Do You Design Architecture "Beyond the Box"?
TRANSLATING DRIVERS THROUGH YOUR DESIGN PROCESS
As an environmental designer, how do you keep your creative edge sharp? In other words, what do you do to keep your design process fresh and innovative as it pulls from your experience, research, and skillset? When doing this as an architect, your creativity will be ever-expanding and your ability to think “beyond the box” will grow evermore genius.
Developing the ability to evolve your design process is critical not only to your architectural brand, but also to the clients and building occupants your design projects serve. By formulating design concepts that push boundaries, you eliminate getting stuck or plateauing as you improve your design thinking and design doing from project to project.
Of course, as emerging trends and market needs drive many architectural practices, it is in how you as a designer are able to properly translate such factors through your design process that will yield success. Translation of such factors into a successful environmental design occurs when you are aligned with a design process that dynamically evolves – particularly as emerging trends, market needs, and your own skillsets and toolsets change.
THREE WAYS TO CREATE “BEYOND THE BOX”
- STUDY CREATIVITY: Learn about what makes a creative mind, and how to hone your creative muscle. Also, study the creative process of others for more techniques to try to enhance your own process. The goal is not to copy another’s final output, but to instead learn from their process and to make it your own. By understanding more about how creativity works, you will gain insight into how you think, why you think in certain ways, and how to challenge your thinking to unlock your creative genius. I invite you to read books on creativity, journal about your own creative process, and analyze your creative patterns (to strengthen what works and improve what hinders).

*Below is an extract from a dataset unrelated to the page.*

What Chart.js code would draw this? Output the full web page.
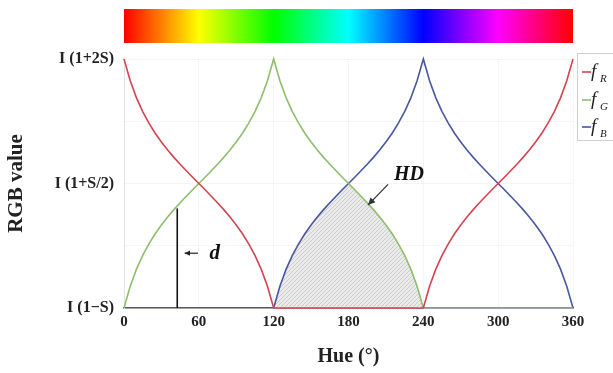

- MEDIUM MASTERY: Gain mastery in a particular medium, while also pushing boundaries in that medium by working in different mediums. While the latter sentence sounds contradictory, it actually makes a lot of sense. For instance, it will help your creative process to gain mastery with your desired design tool; yet, to quickly overcome plateaus, it is beneficial to explore your design questions in other mediums that will inform the question itself, and will help you see your original mastered design tool differently. This calls for a design tool “reframe”, where you learn your design tool as deeply as possible, and then widen your understanding of that tool by pulling from other tools. As a result, you will see your design tools more creatively, and your resulting designs will push boundaries because they originate from a design process that did this as well.
- QUESTION PROMPTS: Make a creativity deck of index cards where you write a question on each card to push your design concept even further. On the surface this sounds simple, but what if the questions were very targeted at your design challenge, or were designed to get you to think and create “beyond the box”. For example, ask a question that starts with “What if…”, or unlock a limitation to free your mind by asking a question like “How would nature solve this problem?”. By filling a stack of index cards with such questions and then writing, sketching, or modeling your answers, your creative process is bound to take a quantum leap.
THREE WAYS TO CREATE “BEYOND THE BOX”
The latter three techniques are really provided here to give you stepping stones into evolving your creative process; and thus, your architectural concept design results. The most important part of advancing the way you design, is to develop how you “listen” to your design process and “see” what it is creating. By noticing your creativity, with all of its strengths and weaknesses, you are best able to takes steps to evolve and refine how you work. Ultimately, you may find your most creative and successful design solutions take less time to create, and lead to a deepening of breakthroughs for your own practice, and for the design discipline.